Your piece combines a metaphorical approach (spooky music, melting ice) with the literal (many graphs of climate change data, depicted in 3d fly-overs). How do you consider the tension between the telling and the showing in environmental art? And how do you hope Terra Nova will impact our appreciation of Antarctica and climate change?
I think that artists have a role to play in the whole climate change dialog. We just need to be catalysts on one end of the spectrum, and on the other, we need to be condensers of information. I don't think that there's a division between art and information. Everything in the 21st century relates back to how we think about the role of information in our lives. To me, music isn't music, it's information.
The first symphony about Antarctica was done in 1948, and I guess you could say considering it's 2009 it's time to update the formula. I took a studio to Antarctica to get impressions and to think about metaphors -- ice core drilling, where they take thin slivers of ice to determine what was in the atmosphere millions of years ago, are also an inspiration. The basic idea is to create a tension between "metaphors" and actual documents - my project even ends with rare footage of a failed Soviet exploration team in the middle of Antarctica. I like stuff like that...
I'm guessing you don't want to just preach to the choir. There's much continuing skepticism over climate change, especially with this recent leak of climate scientists' emails...
If you tell an addict that doing the drug that makes them an addict is bad for them, they look at almost any possible answer to avoid the changes of behavior it would take to get rid of the addiction. Our civilization is doing the same thing. It's kind of like trying to change the course of the Titanic with about 3 feet of wiggle room. You might deflect the course of the ship just enough to avoid sinking, but you're still going to take a massive hit. The propaganda war about climate change appalls me because the right wing types that are in denial, are exactly like the addicts or zombies in a bad B-movie. It depresses me that so many people still believe them.

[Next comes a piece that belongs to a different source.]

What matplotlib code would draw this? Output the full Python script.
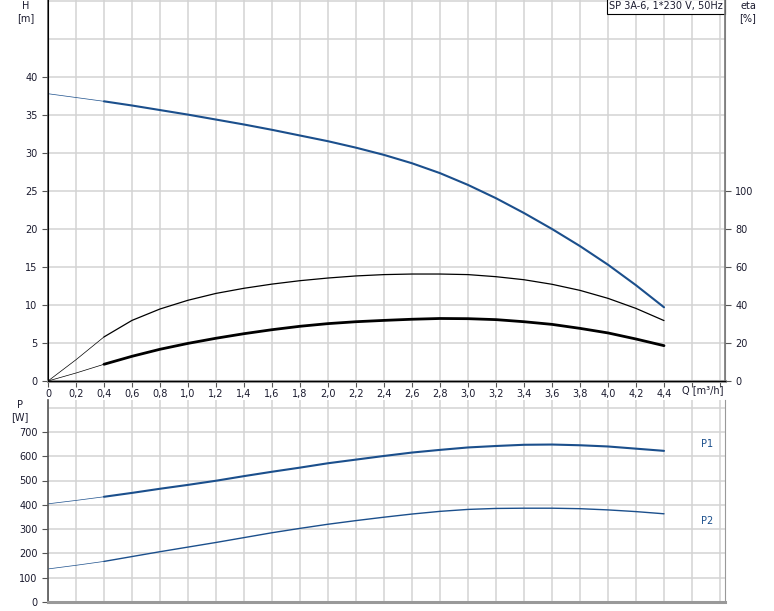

How did being there impact your own relationship to the environment?
Everything you do, in every way, it connected to so many of the issues that drive our modern economy. The computer I'm typing on was made in over 25 countries, the clothes I'm wearing were fabriacted and made in a process that parallels the same scenario. That's all "sampling" in a different context.
I guess you could say my Antarctic symphony is about climate change literacy. I know that's a boring term, and if I want to reach the masses, I should probably have some girls in bikinis dancing on icebergs, but hey... I wanted to try something different. Ice is a transformative substance - it's different in different contexts. I wanted to make music that would reflect that kind of "phase transition" between solid and liquid, fog and rain, ice and snow.

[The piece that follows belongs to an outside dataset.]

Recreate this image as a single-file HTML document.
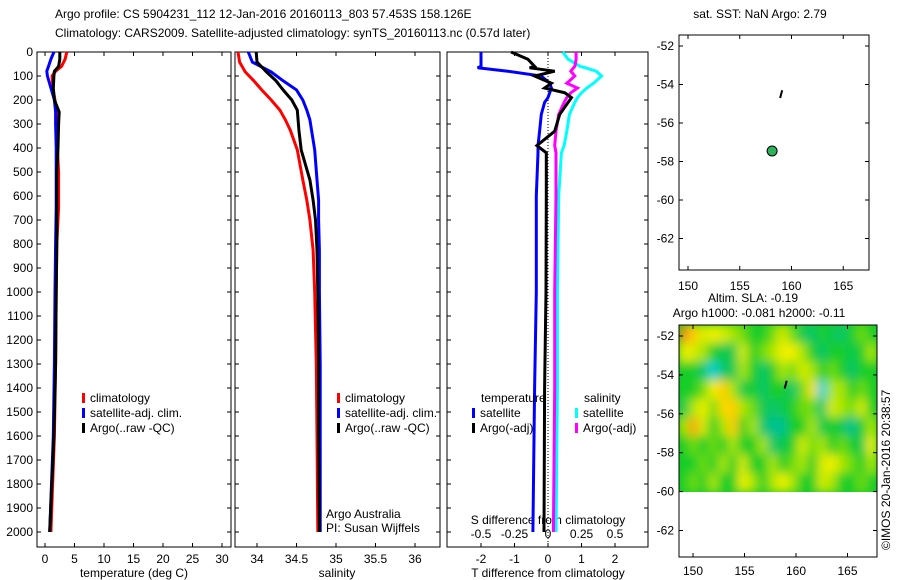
<!DOCTYPE html>
<html><head><meta charset="utf-8"><style>
body{margin:0;background:#fff;}
svg{display:block;font-family:"Liberation Sans",sans-serif;font-size:12px;}
</style></head><body>
<svg id="c" width="900" height="580" xmlns="http://www.w3.org/2000/svg"></svg>
<script>
// ---- data ----
const tDepth=[0,30,60,80,100,150,200,250,300,400,500,650,800,1000,1300,1600,2000];
const tClim=[3.7,3.4,2.8,1.8,1.2,1.3,1.7,2.0,2.1,2.1,2.3,2.3,2.0,1.9,1.8,1.6,1.0];
const tSat=[1.5,1.0,0.6,0.3,0.4,1.0,1.6,1.8,1.8,1.9,1.9,1.9,1.8,1.7,1.6,1.4,0.8];
const tArgo=[2.5,2.5,2.3,1.6,1.5,1.4,1.6,2.4,2.3,2.2,2.0,2.0,2.0,1.9,1.8,1.5,0.8];
const sDepth=[0,42,83,120,158,200,242,283,325,408,533,617,700,825,1000,1300,1600,2000];
const sClim=[33.76,33.78,33.85,33.96,34.06,34.18,34.29,34.36,34.42,34.51,34.58,34.63,34.67,34.71,34.73,34.75,34.76,34.77];
const sSat=[33.89,33.94,34.18,34.33,34.50,34.58,34.63,34.67,34.69,34.73,34.76,34.78,34.78,34.79,34.79,34.80,34.80,34.80];
const sArgo=[33.99,34.00,34.12,34.24,34.33,34.44,34.51,34.52,34.53,34.56,34.67,34.71,34.74,34.76,34.77,34.78,34.78,34.79];
const dDepth=[0,30,60,66,80,100,130,150,170,190,210,260,330,390,420,600,1000,1400,2000];
const dTsat=[-2.0,-2.0,-2.0,-2.1,-1.2,-0.2,0.05,0.1,0.05,0.0,-0.1,-0.2,-0.25,-0.3,-0.3,-0.35,-0.35,-0.4,-0.45];
const dTargo=[-1.1,-0.6,-0.4,-0.55,0.2,-0.4,0.1,-0.1,0.5,0.7,0.6,0.35,0.2,-0.33,-0.05,-0.05,-0.06,-0.1,-0.12];
const dSsat=[0.11,0.15,0.24,0.28,0.36,0.40,0.34,0.29,0.25,0.22,0.20,0.16,0.14,0.12,0.10,0.08,0.07,0.07,0.06];
const dSargo=[0.21,0.21,0.20,0.19,0.17,0.20,0.14,0.22,0.17,0.14,0.12,0.08,0.06,0.05,0.06,0.06,0.05,0.05,0.04];
const slaRows=[
[2,1.5,0.8,1,0.8,0.5,0.3,0,0,0.3,0.8,0.3,-0.3,-0.5,0,-0.3,-0.5,0,0.3,0],
[1,0.8,0.5,0,-0.3,-0.3,0.8,0,0.3,0.5,1,1,0.5,0,-0.5,0,0,-0.3,0,0.5],
[0,0,-0.5,-1.5,-0.5,-0.3,0.5,0,-0.5,0,0.5,0.3,0.8,0.5,0,0.3,0,-0.5,0,0],
[0,0,0.3,1,1.5,0.5,-0.3,0,-0.5,0,0,-0.5,0.3,1.2,-1.5,0.5,0.5,0,0.3,0],
[-0.3,0.5,1,0.3,1.3,1.5,0.5,0.3,-0.3,-0.5,-0.3,0,0.3,0.3,-0.5,0.8,0.5,0.3,0.8,0],
[0.5,1.8,0.8,0,0.5,1.5,0,0.5,-0.5,-0.8,-0.8,0,0,0.5,-0.3,0,-0.3,-0.8,0,0.5],
[0,0.3,0,0.3,0,0.5,0,0,0.5,-0.5,-0.3,0,0.8,0.3,0.5,0,0.3,0,-0.3,1],
[0,0,0.3,0,0.5,0,0.8,0,0,0.5,0,0.3,0.5,0,0.8,1,0.5,0.3,0,0.5],
[0,0.3,0,0.5,0,0,1,0.5,0,0.5,1,0.5,0,0,0.8,0.5,0,0,0.3,0]];
const depthTicks=[0,100,200,300,400,500,600,700,800,900,1000,1100,1200,1300,1400,1500,1600,1700,1800,1900,2000];
const tTicks=[0,5,10,15,20,25,30];
const sTicks=[34,34.5,35,35.5,36];
const dTTicks=[-2,-1,0,1,2];
const dSTicks=["-0.5","-0.25","0","0.25","0.5"];
const latTicks=[-52,-54,-56,-58,-60,-62];
const lonTicks=[150,155,160,165];

// ---- helpers ----
const svg=document.getElementById('c');const NS='http://www.w3.org/2000/svg';
function el(tag,attrs,parent){const e=document.createElementNS(NS,tag);for(const k in attrs)e.setAttribute(k,attrs[k]);(parent||svg).appendChild(e);return e;}
function txt(x,y,s,anchor,name,extra){const t=el('text',Object.assign({x:x,y:y,'text-anchor':anchor||'start',fill:'#000'},extra||{}));t.textContent=s;


return t;}
const yD=d=>52+d*0.24;
function frame(x0,y0,x1,y1,name){const r=el('rect',{x:x0,y:y0,width:x1-x0,height:y1-y0,fill:'none',stroke:'#000','stroke-width':1});

}
function line(xs,ys,col,w,name){const p=xs.map((v,i)=>xs[i].toFixed(1)+','+ys[i].toFixed(1)).join(' ');
const l=el('polyline',{points:p,fill:'none',stroke:col,'stroke-width':w});

}
function depthAxis(x0,x1,labels){depthTicks.forEach(d=>{const y=yD(d);el('line',{x1:x0,y1:y,x2:x0+4,y2:y,stroke:'#000'});el('line',{x1:x1-4,y1:y,x2:x1,y2:y,stroke:'#000'});
if(labels)txt(x0-4,y+4,String(d),'end','depth-tick-label');});}

// titles
txt(55,18,'Argo profile: CS 5904231_112 12-Jan-2016 20160113_803 57.453S 158.126E','start','plot-title');
txt(55,37,'Climatology: CARS2009. Satellite-adjusted climatology: synTS_20160113.nc (0.57d later)','start','plot-subtitle');

// panel 1 temperature
const xT=v=>45+v*5.9;
frame(37,52,231,547,'temperature-panel');depthAxis(37,231,true);
tTicks.forEach(v=>{const x=xT(v);el('line',{x1:x,y1:547,x2:x,y2:543,stroke:'#000'});el('line',{x1:x,y1:52,x2:x,y2:56,stroke:'#000'});txt(x,563,String(v),'middle','temperature-tick-label');});
txt(134,577,'temperature (deg C)','middle','x-axis-title-temperature');
line(tClim.map(xT),tDepth.map(yD),'#f00',3,'temperature-climatology-line');
line(tSat.map(xT),tDepth.map(yD),'#00f',3,'temperature-satellite-line');
line(tArgo.map(xT),tDepth.map(yD),'#000',3,'temperature-argo-line');
function legend(x,y,col,label,name){el('rect',{x:x,y:y-9,width:3,height:10,fill:col});txt(x+8,y,label,'start',name);}
legend(82,402,'#f00','climatology','legend-climatology');
legend(82,417,'#00f','satellite-adj. clim.','legend-satellite');
legend(82,432,'#000','Argo(..raw -QC)','legend-argo');

// panel 2 salinity
const xS=v=>257+(v-34)*79;
frame(235,52,440,547,'salinity-panel');depthAxis(235,440,false);
sTicks.forEach(v=>{const x=xS(v);el('line',{x1:x,y1:547,x2:x,y2:543,stroke:'#000'});el('line',{x1:x,y1:52,x2:x,y2:56,stroke:'#000'});txt(x,563,String(v),'middle','salinity-tick-label');});
txt(337,577,'salinity','middle','x-axis-title-salinity');
line(sClim.map(xS),sDepth.map(yD),'#f00',3,'salinity-climatology-line');
line(sSat.map(xS),sDepth.map(yD),'#00f',3,'salinity-satellite-line');
line(sArgo.map(xS),sDepth.map(yD),'#000',3,'salinity-argo-line');
legend(337,402,'#f00','climatology','legend-climatology-2');
legend(337,417,'#00f','satellite-adj. clim.','legend-satellite-2');
legend(337,432,'#000','Argo(..raw -QC)','legend-argo-2');
txt(326,518,'Argo Australia','start','data-source-label');
txt(326,532,'PI: Susan Wijffels','start','pi-label');

// panel 3 differences
const xDT=v=>548+v*33.5, xDS=v=>548+v*134;
frame(447,52,648,547,'difference-panel');depthAxis(447,648,false);
dTTicks.forEach(v=>{const x=xDT(v);el('line',{x1:x,y1:547,x2:x,y2:543,stroke:'#000'});el('line',{x1:x,y1:52,x2:x,y2:56,stroke:'#000'});txt(x,563,String(v),'middle','t-diff-tick-label');});
dSTicks.forEach((s,i)=>txt(xDT(dTTicks[i]),538,s,'middle','s-diff-tick-label'));
txt(548,524,'S difference from climatology','middle','s-diff-axis-title');
txt(548,577,'T difference from climatology','middle','t-diff-axis-title');
el('line',{x1:548,y1:52,x2:548,y2:547,stroke:'#000','stroke-dasharray':'1,2'});
line(dSsat.map(xDS),dDepth.map(yD),'#0ff',3,'salinity-satellite-diff-line');
line(dSargo.map(xDS),dDepth.map(yD),'#f0f',3,'salinity-argo-diff-line');
line(dTsat.map(xDT),dDepth.map(yD),'#00f',3,'temperature-satellite-diff-line');
line(dTargo.map(xDT),dDepth.map(yD),'#000',3,'temperature-argo-diff-line');
txt(481,402,'temperature','start','legend-temperature-header');
txt(584,402,'salinity','start','legend-salinity-header');
legend(472,417,'#00f','satellite','legend-t-satellite');
legend(472,432,'#000','Argo(-adj)','legend-t-argo');
legend(575,417,'#0ff','satellite','legend-s-satellite');
legend(575,432,'#f0f','Argo(-adj)','legend-s-argo');

// top map
const mxT=v=>688+(v-150)*10.35, myT=v=>46+(-52-v)*19.25;
txt(760,18,'sat. SST: NaN Argo: 2.79','middle','sst-map-title');
frame(679,35,869,270,'sst-map');
latTicks.forEach(v=>{const y=myT(v);el('line',{x1:679,y1:y,x2:683,y2:y,stroke:'#000'});el('line',{x1:865,y1:y,x2:869,y2:y,stroke:'#000'});txt(674,y+4,String(v),'end','sst-lat-label');});
lonTicks.forEach(v=>{const x=mxT(v);el('line',{x1:x,y1:270,x2:x,y2:266,stroke:'#000'});el('line',{x1:x,y1:35,x2:x,y2:39,stroke:'#000'});txt(x,290,String(v),'middle','sst-lon-label');});
el('line',{x1:mxT(159.1),y1:myT(-54.3),x2:mxT(158.9),y2:myT(-54.7),stroke:'#000','stroke-width':2});
const dot=el('circle',{cx:mxT(158.126),cy:myT(-57.453),r:5,fill:'#2db25a',stroke:'#000'});



// bottom map
const mxB=v=>693+(v-150)*10.3, myB=v=>336+(-52-v)*19.45;
txt(753,302,'Altim. SLA: -0.19','middle','sla-map-title');
txt(759,317,'Argo h1000: -0.081 h2000: -0.11','middle','sla-map-subtitle');
const defs=el('defs',{});
const f=el('filter',{id:'bl',x:'-5%',y:'-5%',width:'110%',height:'110%'},defs);el('feGaussianBlur',{stdDeviation:'5'},f);
const cp=el('clipPath',{id:'cp'},defs);el('rect',{x:679,y:325,width:198,height:167},cp);
function cmap(v){const stops=[[-2,[0,230,255]],[-1,[0,190,170]],[0,[20,205,40]],[0.5,[170,230,0]],[1,[240,240,0]],[1.5,[255,205,0]],[2,[240,140,20]]];
v=Math.max(-2,Math.min(2,v));for(let i=0;i<stops.length-1;i++){const[a,ca]=stops[i],[b,cb]=stops[i+1];if(v<=b){const t=(v-a)/(b-a);return 'rgb('+ca.map((c,k)=>Math.round(c+(cb[k]-c)*t)).join(',')+')';}}return 'rgb(240,140,20)';}
const hg=el('g',{'clip-path':'url(#cp)'});


el('rect',{x:679,y:325,width:198,height:167,fill:cmap(0)},hg);
const inner=el('g',{filter:'url(#bl)'},hg);
const nR=slaRows.length,nC=slaRows[0].length,cw=198/nC,ch=167/nR;
slaRows.forEach((row,r)=>row.forEach((v,c)=>{const cell=el('rect',{x:679+c*cw-0.5,y:325+r*ch-0.5,width:cw+1,height:ch+1,fill:cmap(v)},inner);

}));
frame(679,325,877,557,'sla-map');
latTicks.forEach(v=>{const y=myB(v);el('line',{x1:679,y1:y,x2:683,y2:y,stroke:'#000'});el('line',{x1:873,y1:y,x2:877,y2:y,stroke:'#000'});txt(674,y+4,String(v),'end','sla-lat-label');});
lonTicks.forEach(v=>{const x=mxB(v);el('line',{x1:x,y1:557,x2:x,y2:553,stroke:'#000'});el('line',{x1:x,y1:325,x2:x,y2:329,stroke:'#000'});txt(x,575,String(v),'middle','sla-lon-label');});
el('line',{x1:mxB(159.1),y1:myB(-54.3),x2:mxB(158.9),y2:myB(-54.7),stroke:'#000','stroke-width':2});
txt(0,0,'©IMOS 20-Jan-2016 20:38:57','start','copyright-timestamp',{transform:'translate(890,550) rotate(-90)'});
</script>
</body></html>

Ice has been a big symbol in hip hop, originally referring to coolness and now to diamonds. What links have you found between hip hop, remixing and environmental concerns? Remixing the land, remixing the source of all the sounds around us: the earth. I guess it's just part of thinking about the world as a document. Why not? I spent 4 weeks there trying to figure this out, and it's really a first step. I plan on going back over the next several years to different regions. Werner Herzog was shooting his film "Encounters at The End of The World" when I was there, so there's an uncanny dynamic at work.

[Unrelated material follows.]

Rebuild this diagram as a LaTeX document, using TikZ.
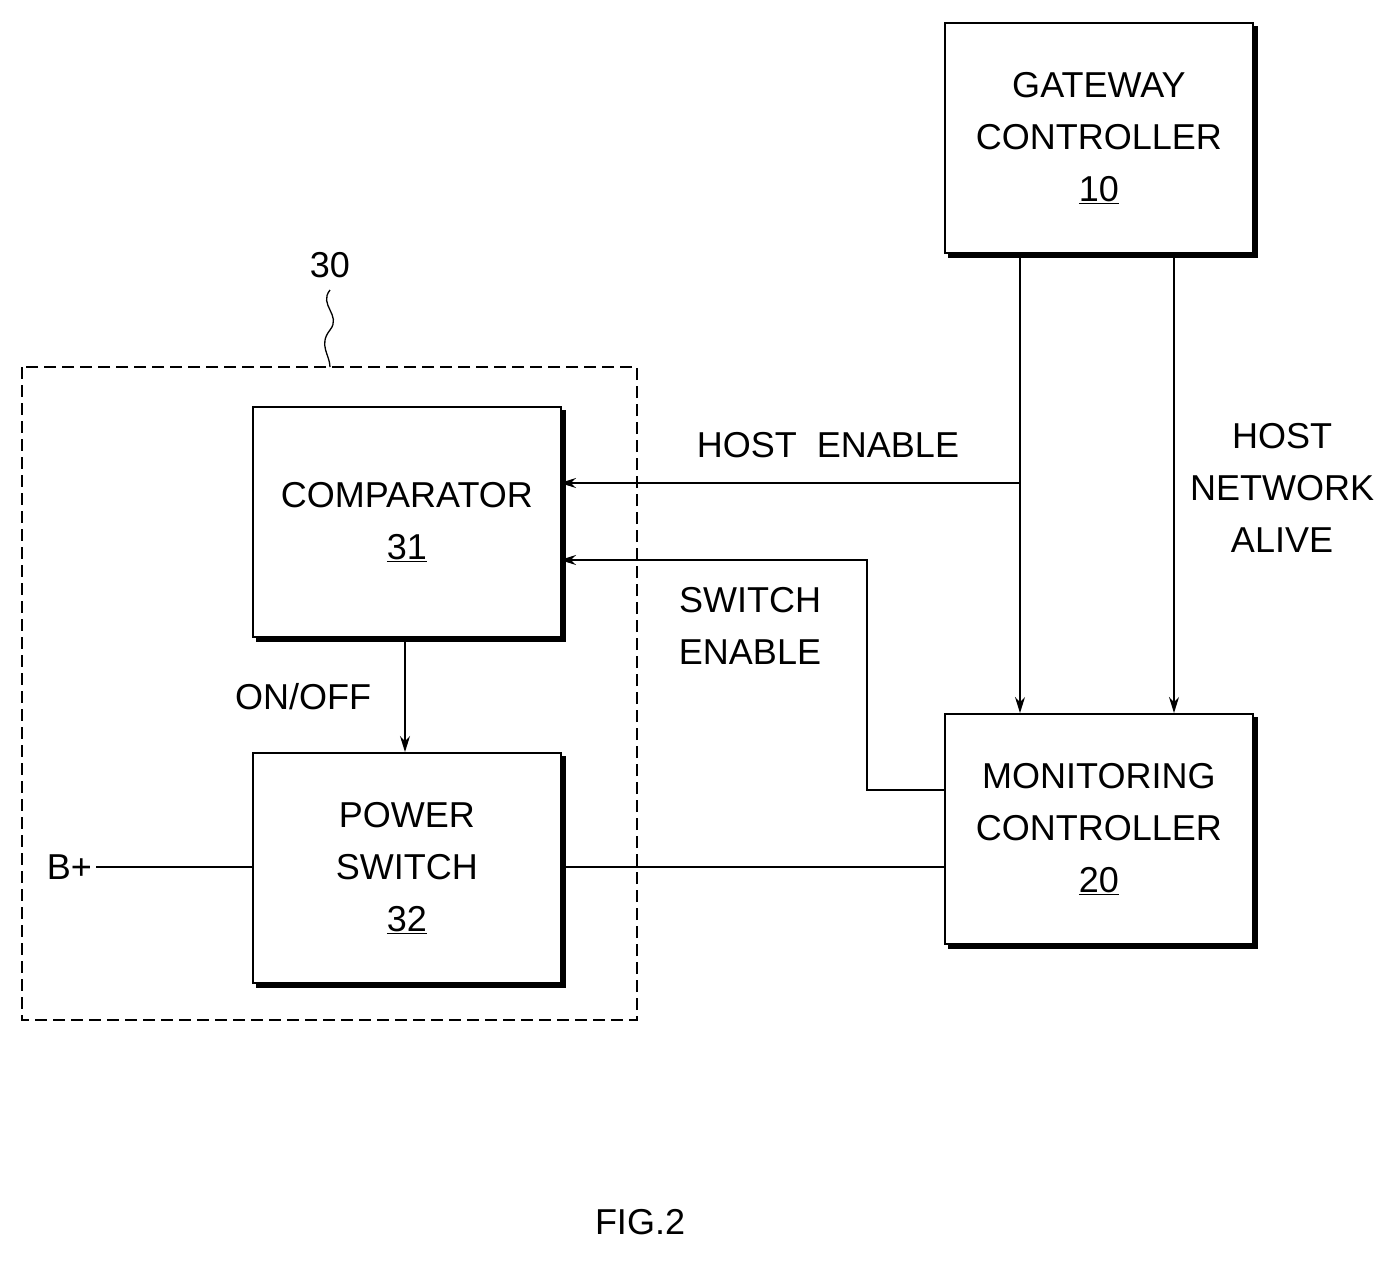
\documentclass[tikz,border=0pt]{standalone}
\usepackage{fontspec}
\setmainfont{Liberation Sans}
\usetikzlibrary{arrows.meta,shadows}
\begin{document}
\begin{tikzpicture}[x=1pt,y=-1pt,
  box/.style={draw,line width=1.8pt,fill=white,minimum width=308pt,minimum height=230pt,anchor=north west,inner sep=0pt,
     align=center,font=\fontsize{36}{52}\selectfont,
     copy shadow={shadow xshift=4pt,shadow yshift=-4pt,fill=black,draw=black}},
  lbl/.style={font=\fontsize{36}{52}\selectfont,align=center,inner sep=0pt},
  con/.style={line width=1.3pt},
  arr/.style={con,-{Stealth[length=16pt,width=10pt]}}]
\useasboundingbox (0,0) rectangle (1388,1264);
\node[box] (gw) at (944,22) {GATEWAY\\CONTROLLER\\\underline{10}};
\node[box] (cmp) at (252,406) {COMPARATOR\\\underline{31}};
\node[box] (ps) at (252,752) {POWER\\SWITCH\\\underline{32}};
\node[box] (mon) at (944,713) {MONITORING\\CONTROLLER\\\underline{20}};
\draw[dashed,line width=1.3pt,dash pattern=on 12pt off 6pt] (22,367) rectangle (637,1020);
\node[lbl] (l30) at (330,265) {30};
\coordinate (s1) at (330,290);
\draw[con] (s1) .. controls (318,305) and (342,315) .. (330,330) .. controls (318,345) and (330,355) .. (330,367);
\coordinate (g1) at (1020,252);
\coordinate (g2) at (1174,252);
\draw[arr] (g1) -- (1020,713);
\draw[arr] (g2) -- (1174,713);
\coordinate (he) at (1020,483);
\draw[arr] (he) -- (560,483);
\draw[arr] (944,790) -- (867,790) -- (867,560) -- (560,560);
\draw[arr] (405,640) -- (405,752);
\node[lbl,anchor=east] (bp) at (92,867) {B+};
\draw[con] (bp.east) ++(4,0) -- (252,867);
\draw[con] (560,867) -- (944,867);
\node[lbl] (the) at (828,445) {HOST\ \ ENABLE};
\node[lbl] (tse) at (750,626) {SWITCH\\ENABLE};
\node[lbl] (thn) at (1282,488) {HOST\\NETWORK\\ALIVE};
\node[lbl] (too) at (303,697) {ON/OFF};
\node[lbl] (fig) at (640,1222) {FIG.2};
\end{tikzpicture}
\end{document}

Flip a remix of Grandmaster Flash's classic Adventures on the Wheels of Steel and you get the same thing: a journey into sound. I love seeing how two radically different people like me and Herzog could land on the same topic, but even more how to create a dialog to get kids to think about the environment of the "the city" as being tied into the planet as a whole. Ice is my palette for this project - think about how many black people call themselves "Ice Cube, Ice-T, Soul on Ice, Iceberg Slim etc" or bling bling is about "ice".
The social metaphors are bizarre, and that's what happens when you have an undefined space - it's a metaphor. My symphony is about making that metaphor become a passion. I guess if you look at history, the term "collage" is based on the idea of gluing things together -- it could be welding, it could be taking a web page and doing the same thing. The painters George Braque and Picasso are supposedly the people who coined the term, but you never know. Antarctica is a blank space, so we all project our ideas about it in one way or another. So many countries have tried to claim the idea, that the idea of Antarctica is a collage of imperialism, colonialism, Utopianism, et cetera. I like to think of it as a kaleidoscopic situation. And that's what my piece is about.
Terra Nova: Symphonia Antarctica recently premiered at the Brooklyn Academy of Music. On December 10, DJ Spooky will discuss that work and his new album The Secret Song at the Soho Apple Store in New York. Terra Nova next appears on February 25th in St. Polten, Austria.